By Sidhartha Shukla and Olga Kharif
Price, relevance, conviction — Bitcoin is bleeding all three.
The world’s largest cryptocurrency slipped below $76,000 in thin weekend trading, dropping about 40% from its 2025 peak and revisiting levels last seen in the aftermath of the “Liberation Day” tariff fallout.
What began as a sharp crash in October has morphed into something more corrosive: a selloff shaped not by panic, but by absence of buyers, momentum and belief.
Unlike the October drawdown, there’s been no obvious spark, cascading liquidations or systemic shock — just fading demand, thinning liquidity, and a token that’s untethered to broader markets. Bitcoin has failed to respond to geopolitical stress, dollar weakness, or risk rallies. Even during gold and silver’s violent swings in recent weeks, crypto saw no rotation.
Bitcoin fell nearly 11% in January, marking its fourth straight monthly decline — the longest losing streak since 2018, during the crash that followed the 2017 boom in initial coin offerings.
“I don’t think we’ll see a new all-time high for Bitcoin in 2026,” said Paul Howard, director at market maker Wincent.
Bitcoin was trading at $77,190 as of 11:20 a.m in New York on Sunday.
Even more striking than the drop itself is the relative lack of optimism around it on social media. In a space known for relentless bravado and “number go up” memes, Bitcoin’s slide has been met with little cheerleading or dip-buying fanfare.
All this comes despite a wave of regulatory wins from the Trump administration’s pro-crypto pivot and a surge in institutional investment. Many investors say that optimism was front-run. Prices rallied early — and then stalled.
Meanwhile, spot ETFs continue to bleed, a sign of weakening conviction among mainstream buyers — many of whom are now underwater after buying at higher prices. Large institutional players such as digital asset treasuries have also eased up on their purchases following the bursting of their own stock price bubbles last year, further sapping demand from the top end of the market.
Bitcoin’s market depth, a measure of capital available to absorb large trades, remains more than 30% below its October peak, according to Kaiko data. The last time liquidity fell this far was after the FTX collapse in 2022.

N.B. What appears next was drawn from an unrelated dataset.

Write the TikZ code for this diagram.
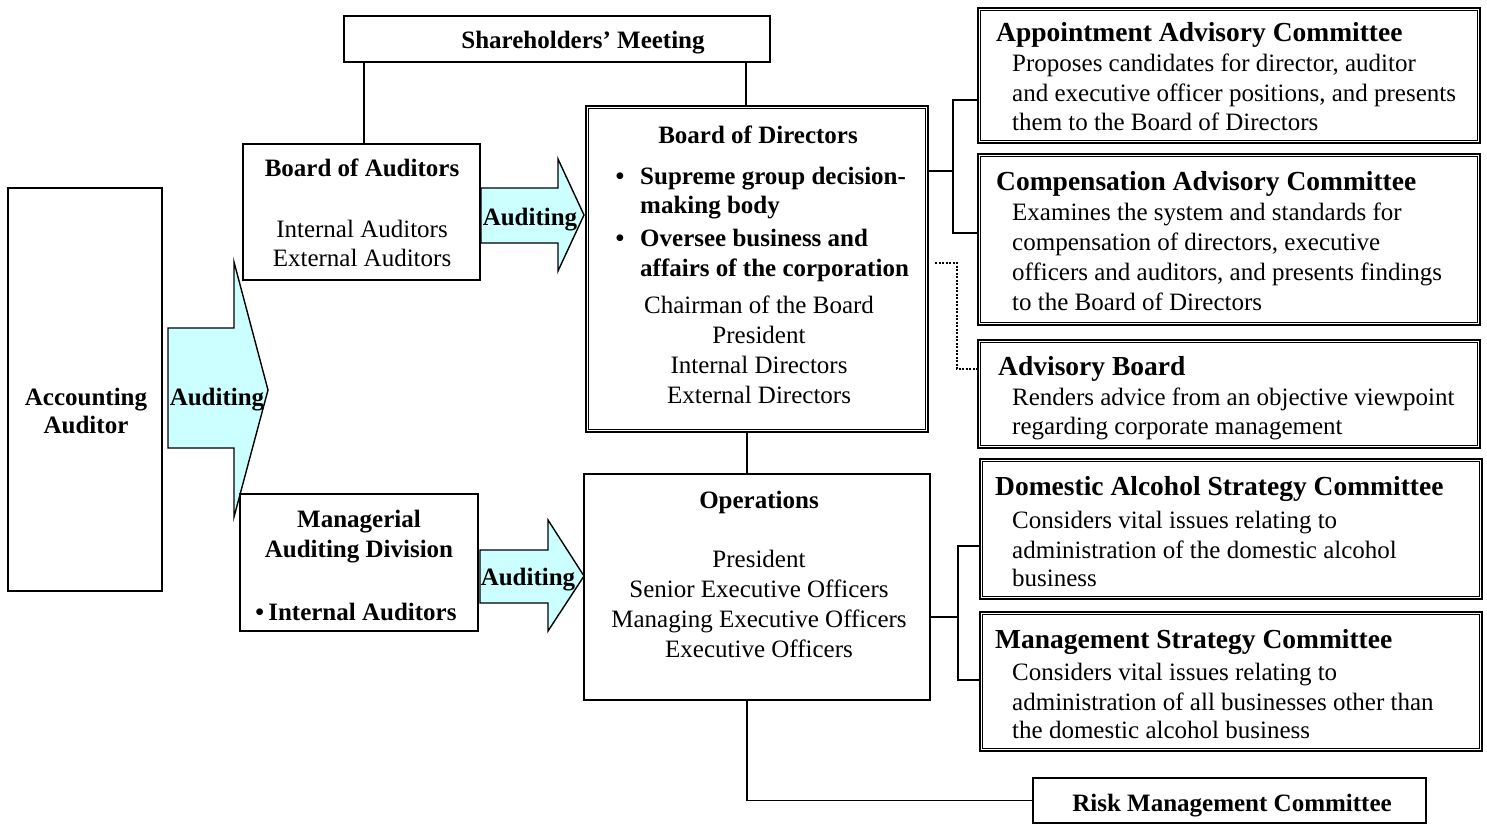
\documentclass[tikz,border=0pt]{standalone}
\usepackage{fontspec}
\setmainfont{Liberation Serif}
\definecolor{arrowfill}{RGB}{204,255,255}
\begin{document}
\begin{tikzpicture}[x=1pt,y=-1pt,
  box/.style={draw, line width=1.6pt, inner sep=0pt},
  dbox/.style={draw, line width=2pt, inner sep=0pt},
  innerline/.style={draw, line width=1pt},
  txt/.style={inner sep=0pt, font=\fontsize{25}{30}\selectfont},
  btxt/.style={inner sep=0pt, font=\fontsize{25}{30}\selectfont\bfseries},
  ttl/.style={inner sep=0pt, font=\fontsize{27.5}{30}\selectfont\bfseries},
  conn/.style={line width=1.6pt},
  dotconn/.style={line width=1.6pt, dash pattern=on 2pt off 1.5pt},
  blockarrow/.style={draw, line width=1.4pt, fill=arrowfill, line join=miter},
]
\useasboundingbox (0,0) rectangle (1487,825);

% block arrows
\draw[blockarrow] (168,328) -- (234,328) -- (234,262) -- (268,390) -- (234,517) -- (234,448) -- (168,448) -- cycle;
\draw[blockarrow] (481,188) -- (558,188) -- (558,159) -- (584,215) -- (558,271) -- (558,243) -- (481,243) -- cycle;
\draw[blockarrow] (480,550) -- (548,550) -- (548,520) -- (584,576) -- (548,631) -- (548,603) -- (480,603) -- cycle;

% boxes
\node[box, minimum width=426pt, minimum height=46pt] (sh) at (557,39) {};
\node[box, minimum width=237pt, minimum height=136pt] (boa) at (361.5,212) {};
\node[box, minimum width=154pt, minimum height=403pt] (acc) at (85,389.5) {};
\node[box, minimum width=238pt, minimum height=137pt] (mad) at (359,562.5) {};
\node[dbox, minimum width=342pt, minimum height=326pt] (bod) at (757,269) {};
\node[box, minimum width=346pt, minimum height=226pt] (ops) at (757,587) {};
\node[dbox, minimum width=502pt, minimum height=135pt] (app) at (1229,75.5) {};
\node[dbox, minimum width=502pt, minimum height=171pt] (comp) at (1229,239.5) {};
\node[dbox, minimum width=502pt, minimum height=108pt] (adv) at (1229,394) {};
\node[dbox, minimum width=502pt, minimum height=140pt] (dom) at (1231,529) {};
\node[dbox, minimum width=502pt, minimum height=139pt] (mgmt) at (1231,681.5) {};
\node[box, minimum width=393pt, minimum height=45pt] (risk) at (1229.5,800.5) {};

% inner lines of the double-bordered boxes
\foreach \b in {bod,app,comp,adv,dom,mgmt}
  \draw[innerline] ([xshift=3.5pt,yshift=-3.5pt]\b.north west) rectangle ([xshift=-3.5pt,yshift=3.5pt]\b.south east);

% connector helper coordinates
\coordinate (xB) at (364,0);
\coordinate (xS) at (746,0);
\coordinate (xO) at (747,0);
\coordinate (jA) at (953,100);
\coordinate (jB) at (953,233);
\coordinate (jC) at (953,171);
\coordinate (jD) at (957,263);
\coordinate (jE) at (957,369);
\coordinate (jF) at (958,617);
\coordinate (jG) at (958,546);
\coordinate (jH) at (958,680);

% connectors
\draw[conn] (sh.south -| xB) -- (boa.north -| xB);
\draw[conn] (sh.south -| xS) -- (bod.north -| xS);
\draw[conn] (bod.south -| xO) -- (ops.north -| xO);
\draw[conn] (ops.south -| xO) |- (risk.west);
\draw[conn] (bod.east |- jC) -- (jC);
\draw[conn] (app.west |- jA) -- (jA) -- (jB) -- (comp.west |- jB);
\draw[dotconn] ([xshift=6pt]bod.east |- jD) -- (jD) -- (jE) -- (adv.west |- jE);
\draw[conn] (ops.east |- jF) -- (jF);
\draw[conn] (dom.west |- jG) -- (jG) -- (jH) -- (mgmt.west |- jH);

% texts
\node[btxt, anchor=base] (shT) at (583,48) {Shareholders’ Meeting};

\node[btxt, anchor=base] (boaT) at (362,176) {Board of Auditors};
\node[txt, anchor=base] (boa1) at (362,237) {Internal Auditors};
\node[txt, anchor=base] (boa2) at (362,266) {External Auditors};

\node[btxt, anchor=base] (acc1) at (86,405) {Accounting};
\node[btxt, anchor=base] (acc2) at (86,433) {Auditor};

\node[btxt, anchor=base] (au1) at (217,405) {Auditing};
\node[btxt, anchor=base] (au2) at (530,225) {Auditing};
\node[btxt, anchor=base] (au3) at (528,585) {Auditing};

\node[btxt, anchor=base] (mad1) at (359,527) {Managerial};
\node[btxt, anchor=base] (mad2) at (359,557) {Auditing Division};
\node[btxt, anchor=base] (mad3) at (356,620) {•\,Internal Auditors};

\node[btxt, anchor=base] (bodT) at (758,143) {Board of Directors};
\node[btxt, anchor=base] (bb1) at (620,184) {•};
\node[btxt, anchor=base west] (bod1) at (640,184) {Supreme group decision-};
\node[btxt, anchor=base west] (bod2) at (640,213) {making body};
\node[btxt, anchor=base] (bb2) at (620,246) {•};
\node[btxt, anchor=base west] (bod3) at (640,246) {Oversee business and};
\node[btxt, anchor=base west] (bod4) at (640,276) {affairs of the corporation};
\node[txt, anchor=base] (bod5) at (759,313) {Chairman of the Board};
\node[txt, anchor=base] (bod6) at (759,343) {President};
\node[txt, anchor=base] (bod7) at (759,373) {Internal Directors};
\node[txt, anchor=base] (bod8) at (759,403) {External Directors};

\node[btxt, anchor=base] (opsT) at (759,508) {Operations};
\node[txt, anchor=base] (ops1) at (759,567) {President};
\node[txt, anchor=base] (ops2) at (759,597) {Senior Executive Officers};
\node[txt, anchor=base] (ops3) at (759,627) {Managing Executive Officers};
\node[txt, anchor=base] (ops4) at (759,657) {Executive Officers};

\node[ttl, anchor=base west] (appT) at (996,41) {Appointment Advisory Committee};
\node[txt, anchor=base west] (app1) at (1012,71) {Proposes candidates for director, auditor};
\node[txt, anchor=base west] (app2) at (1012,101) {and executive officer positions, and presents};
\node[txt, anchor=base west] (app3) at (1012,130) {them to the Board of Directors};

\node[ttl, anchor=base west] (compT) at (996,190) {Compensation Advisory Committee};
\node[txt, anchor=base west] (comp1) at (1012,220) {Examines the system and standards for};
\node[txt, anchor=base west] (comp2) at (1012,250) {compensation of directors, executive};
\node[txt, anchor=base west] (comp3) at (1012,280) {officers and auditors, and presents findings};
\node[txt, anchor=base west] (comp4) at (1012,310) {to the Board of Directors};

\node[ttl, anchor=base west] (advT) at (998,375) {Advisory Board};
\node[txt, anchor=base west] (adv1) at (1012,405) {Renders advice from an objective viewpoint};
\node[txt, anchor=base west] (adv2) at (1012,434) {regarding corporate management};

\node[ttl, anchor=base west] (domT) at (995,495) {Domestic Alcohol Strategy Committee};
\node[txt, anchor=base west] (dom1) at (1012,528) {Considers vital issues relating to};
\node[txt, anchor=base west] (dom2) at (1012,558) {administration of the domestic alcohol};
\node[txt, anchor=base west] (dom3) at (1012,586) {business};

\node[ttl, anchor=base west] (mgmtT) at (995,648) {Management Strategy Committee};
\node[txt, anchor=base west] (mgmt1) at (1012,680) {Considers vital issues relating to};
\node[txt, anchor=base west] (mgmt2) at (1012,710) {administration of all businesses other than};
\node[txt, anchor=base west] (mgmt3) at (1012,738) {the domestic alcohol business};

\node[btxt, anchor=base] (riskT) at (1232,811) {Risk Management Committee};
\end{tikzpicture}
\end{document}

Historical patterns offer little comfort. After the 2021 peak, Bitcoin took 28 months to recover. After the 2017 boom in initial coin offerings, it took nearly three years. By those standards, the current downturn may still be in its early innings.
“Looking at historical crypto exchange volume contractions, from 2017’s peak throughout the 2018–2019 winter, we saw a 60% to 70% volume decline across spot exchanges,” said Laurens Fraussen, an analyst at Kaiko.
In contrast, the 2021–2023 drawdown saw a more moderate 30% to 40% contraction, Fraussen said.
“In terms of where I think we are in the current cycle, probably about 25% of the way through,” he said. “Cyclically speaking, we usually see our worst drawdown at around the 50% mark.”
Fraussen estimates it could take another six to nine months before a meaningful recovery takes hold, with volumes likely to remain muted during the latter stages of correction and re-accumulation.
Others see a more fundamental challenge: competition for capital.
Richard Hodges, founder of Ferro BTC Volatility Fund, said he has warned large Bitcoin holders that patience will be required.
“I speak with a lot of Bitcoin whales and I have told them categorically that they’re not going to see another all-time high for 1,000 days,” Hodges said.
He pointed to AI-linked stocks and the resurgence of precious metals, which have drawn in both macro traders and momentum chasers.
“Bitcoin was like three-years-ago news, not today,” Hodges said. “AI stocks are going to the moon. We saw the beginning of the gold ramp up, then silver went ballistic.”